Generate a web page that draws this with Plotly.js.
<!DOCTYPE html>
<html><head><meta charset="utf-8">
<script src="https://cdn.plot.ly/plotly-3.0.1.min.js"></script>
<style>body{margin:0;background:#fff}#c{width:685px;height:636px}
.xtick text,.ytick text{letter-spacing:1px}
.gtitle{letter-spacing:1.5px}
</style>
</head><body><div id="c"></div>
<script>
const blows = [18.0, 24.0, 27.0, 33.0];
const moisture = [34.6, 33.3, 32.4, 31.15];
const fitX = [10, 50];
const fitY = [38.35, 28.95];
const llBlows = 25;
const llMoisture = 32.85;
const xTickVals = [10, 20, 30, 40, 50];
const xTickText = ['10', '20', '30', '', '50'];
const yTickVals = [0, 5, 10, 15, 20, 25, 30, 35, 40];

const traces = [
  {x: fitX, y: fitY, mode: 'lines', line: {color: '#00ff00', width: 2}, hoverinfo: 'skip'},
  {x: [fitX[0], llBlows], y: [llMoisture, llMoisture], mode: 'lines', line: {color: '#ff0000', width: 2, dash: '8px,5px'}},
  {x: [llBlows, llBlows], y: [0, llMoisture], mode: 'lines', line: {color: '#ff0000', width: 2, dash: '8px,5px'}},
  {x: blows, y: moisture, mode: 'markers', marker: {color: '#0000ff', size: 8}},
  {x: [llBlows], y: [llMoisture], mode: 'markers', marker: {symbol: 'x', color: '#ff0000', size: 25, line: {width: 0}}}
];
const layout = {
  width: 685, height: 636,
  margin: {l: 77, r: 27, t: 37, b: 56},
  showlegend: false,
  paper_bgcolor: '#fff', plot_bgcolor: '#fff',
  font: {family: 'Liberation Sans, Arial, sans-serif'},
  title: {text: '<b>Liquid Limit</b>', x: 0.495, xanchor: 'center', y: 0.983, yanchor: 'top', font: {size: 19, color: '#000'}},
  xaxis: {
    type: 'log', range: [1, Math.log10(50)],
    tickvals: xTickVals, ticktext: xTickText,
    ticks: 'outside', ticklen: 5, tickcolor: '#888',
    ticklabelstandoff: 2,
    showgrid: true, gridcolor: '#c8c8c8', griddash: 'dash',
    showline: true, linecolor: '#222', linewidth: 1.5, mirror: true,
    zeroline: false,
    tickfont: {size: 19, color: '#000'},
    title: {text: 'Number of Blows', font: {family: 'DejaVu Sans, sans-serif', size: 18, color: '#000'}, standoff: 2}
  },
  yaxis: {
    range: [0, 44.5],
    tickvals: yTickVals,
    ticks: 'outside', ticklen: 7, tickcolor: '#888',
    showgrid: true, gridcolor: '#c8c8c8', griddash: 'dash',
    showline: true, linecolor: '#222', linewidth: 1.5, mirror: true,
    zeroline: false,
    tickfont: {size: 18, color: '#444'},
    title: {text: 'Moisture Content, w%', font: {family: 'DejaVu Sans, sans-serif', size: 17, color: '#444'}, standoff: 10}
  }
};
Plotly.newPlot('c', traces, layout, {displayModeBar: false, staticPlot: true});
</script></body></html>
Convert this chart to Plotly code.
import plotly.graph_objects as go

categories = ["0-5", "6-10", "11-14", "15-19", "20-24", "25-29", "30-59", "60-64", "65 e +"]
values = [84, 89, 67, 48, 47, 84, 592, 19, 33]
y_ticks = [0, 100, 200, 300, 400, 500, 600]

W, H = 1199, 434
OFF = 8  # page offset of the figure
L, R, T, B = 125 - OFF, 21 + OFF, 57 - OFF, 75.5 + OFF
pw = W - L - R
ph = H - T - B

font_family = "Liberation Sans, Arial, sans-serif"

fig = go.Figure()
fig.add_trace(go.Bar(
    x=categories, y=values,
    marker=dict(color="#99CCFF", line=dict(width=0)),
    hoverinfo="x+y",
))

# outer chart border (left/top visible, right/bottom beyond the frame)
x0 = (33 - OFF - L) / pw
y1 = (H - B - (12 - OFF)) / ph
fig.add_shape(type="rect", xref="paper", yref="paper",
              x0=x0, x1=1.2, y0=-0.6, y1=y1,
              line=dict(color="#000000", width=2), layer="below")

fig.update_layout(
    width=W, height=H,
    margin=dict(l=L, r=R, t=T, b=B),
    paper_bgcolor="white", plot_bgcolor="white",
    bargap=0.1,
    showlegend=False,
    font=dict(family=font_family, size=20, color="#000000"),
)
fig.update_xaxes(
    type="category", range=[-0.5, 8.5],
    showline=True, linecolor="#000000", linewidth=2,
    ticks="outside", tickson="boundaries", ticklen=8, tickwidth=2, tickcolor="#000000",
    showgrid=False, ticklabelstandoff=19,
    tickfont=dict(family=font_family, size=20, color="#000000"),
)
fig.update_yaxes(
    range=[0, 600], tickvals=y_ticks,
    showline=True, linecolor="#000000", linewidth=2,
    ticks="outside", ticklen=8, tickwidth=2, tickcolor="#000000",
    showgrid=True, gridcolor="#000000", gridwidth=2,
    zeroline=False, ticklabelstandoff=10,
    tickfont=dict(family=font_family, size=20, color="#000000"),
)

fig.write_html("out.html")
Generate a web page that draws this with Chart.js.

## Exercise task
Transcribe the entire listing above precisely.

## Final result
Generate a web page that draws this with Plotly.js.
<!DOCTYPE html>
<html><head><meta charset="utf-8">
<script src="https://cdn.plot.ly/plotly-3.0.1.min.js"></script>
<style>body{margin:0;background:#fff}#c{width:685px;height:636px}
.xtick text,.ytick text{letter-spacing:1px}
.gtitle{letter-spacing:1.5px}
</style>
</head><body><div id="c"></div>
<script>
const blows = [18.0, 24.0, 27.0, 33.0];
const moisture = [34.6, 33.3, 32.4, 31.15];
const fitX = [10, 50];
const fitY = [38.35, 28.95];
const llBlows = 25;
const llMoisture = 32.85;
const xTickVals = [10, 20, 30, 40, 50];
const xTickText = ['10', '20', '30', '', '50'];
const yTickVals = [0, 5, 10, 15, 20, 25, 30, 35, 40];

const traces = [
  {x: fitX, y: fitY, mode: 'lines', line: {color: '#00ff00', width: 2}, hoverinfo: 'skip'},
  {x: [fitX[0], llBlows], y: [llMoisture, llMoisture], mode: 'lines', line: {color: '#ff0000', width: 2, dash: '8px,5px'}},
  {x: [llBlows, llBlows], y: [0, llMoisture], mode: 'lines', line: {color: '#ff0000', width: 2, dash: '8px,5px'}},
  {x: blows, y: moisture, mode: 'markers', marker: {color: '#0000ff', size: 8}},
  {x: [llBlows], y: [llMoisture], mode: 'markers', marker: {symbol: 'x', color: '#ff0000', size: 25, line: {width: 0}}}
];
const layout = {
  width: 685, height: 636,
  margin: {l: 77, r: 27, t: 37, b: 56},
  showlegend: false,
  paper_bgcolor: '#fff', plot_bgcolor: '#fff',
  font: {family: 'Liberation Sans, Arial, sans-serif'},
  title: {text: '<b>Liquid Limit</b>', x: 0.495, xanchor: 'center', y: 0.983, yanchor: 'top', font: {size: 19, color: '#000'}},
  xaxis: {
    type: 'log', range: [1, Math.log10(50)],
    tickvals: xTickVals, ticktext: xTickText,
    ticks: 'outside', ticklen: 5, tickcolor: '#888',
    ticklabelstandoff: 2,
    showgrid: true, gridcolor: '#c8c8c8', griddash: 'dash',
    showline: true, linecolor: '#222', linewidth: 1.5, mirror: true,
    zeroline: false,
    tickfont: {size: 19, color: '#000'},
    title: {text: 'Number of Blows', font: {family: 'DejaVu Sans, sans-serif', size: 18, color: '#000'}, standoff: 2}
  },
  yaxis: {
    range: [0, 44.5],
    tickvals: yTickVals,
    ticks: 'outside', ticklen: 7, tickcolor: '#888',
    showgrid: true, gridcolor: '#c8c8c8', griddash: 'dash',
    showline: true, linecolor: '#222', linewidth: 1.5, mirror: true,
    zeroline: false,
    tickfont: {size: 18, color: '#444'},
    title: {text: 'Moisture Content, w%', font: {family: 'DejaVu Sans, sans-serif', size: 17, color: '#444'}, standoff: 10}
  }
};
Plotly.newPlot('c', traces, layout, {displayModeBar: false, staticPlot: true});
</script></body></html>
Convert this chart to Plotly code.
import plotly.graph_objects as go

categories = ["0-5", "6-10", "11-14", "15-19", "20-24", "25-29", "30-59", "60-64", "65 e +"]
values = [84, 89, 67, 48, 47, 84, 592, 19, 33]
y_ticks = [0, 100, 200, 300, 400, 500, 600]

W, H = 1199, 434
OFF = 8  # page offset of the figure
L, R, T, B = 125 - OFF, 21 + OFF, 57 - OFF, 75.5 + OFF
pw = W - L - R
ph = H - T - B

font_family = "Liberation Sans, Arial, sans-serif"

fig = go.Figure()
fig.add_trace(go.Bar(
    x=categories, y=values,
    marker=dict(color="#99CCFF", line=dict(width=0)),
    hoverinfo="x+y",
))

# outer chart border (left/top visible, right/bottom beyond the frame)
x0 = (33 - OFF - L) / pw
y1 = (H - B - (12 - OFF)) / ph
fig.add_shape(type="rect", xref="paper", yref="paper",
              x0=x0, x1=1.2, y0=-0.6, y1=y1,
              line=dict(color="#000000", width=2), layer="below")

fig.update_layout(
    width=W, height=H,
    margin=dict(l=L, r=R, t=T, b=B),
    paper_bgcolor="white", plot_bgcolor="white",
    bargap=0.1,
    showlegend=False,
    font=dict(family=font_family, size=20, color="#000000"),
)
fig.update_xaxes(
    type="category", range=[-0.5, 8.5],
    showline=True, linecolor="#000000", linewidth=2,
    ticks="outside", tickson="boundaries", ticklen=8, tickwidth=2, tickcolor="#000000",
    showgrid=False, ticklabelstandoff=19,
    tickfont=dict(family=font_family, size=20, color="#000000"),
)
fig.update_yaxes(
    range=[0, 600], tickvals=y_ticks,
    showline=True, linecolor="#000000", linewidth=2,
    ticks="outside", ticklen=8, tickwidth=2, tickcolor="#000000",
    showgrid=True, gridcolor="#000000", gridwidth=2,
    zeroline=False, ticklabelstandoff=10,
    tickfont=dict(family=font_family, size=20, color="#000000"),
)

fig.write_html("out.html")
Generate a web page that draws this with Chart.js.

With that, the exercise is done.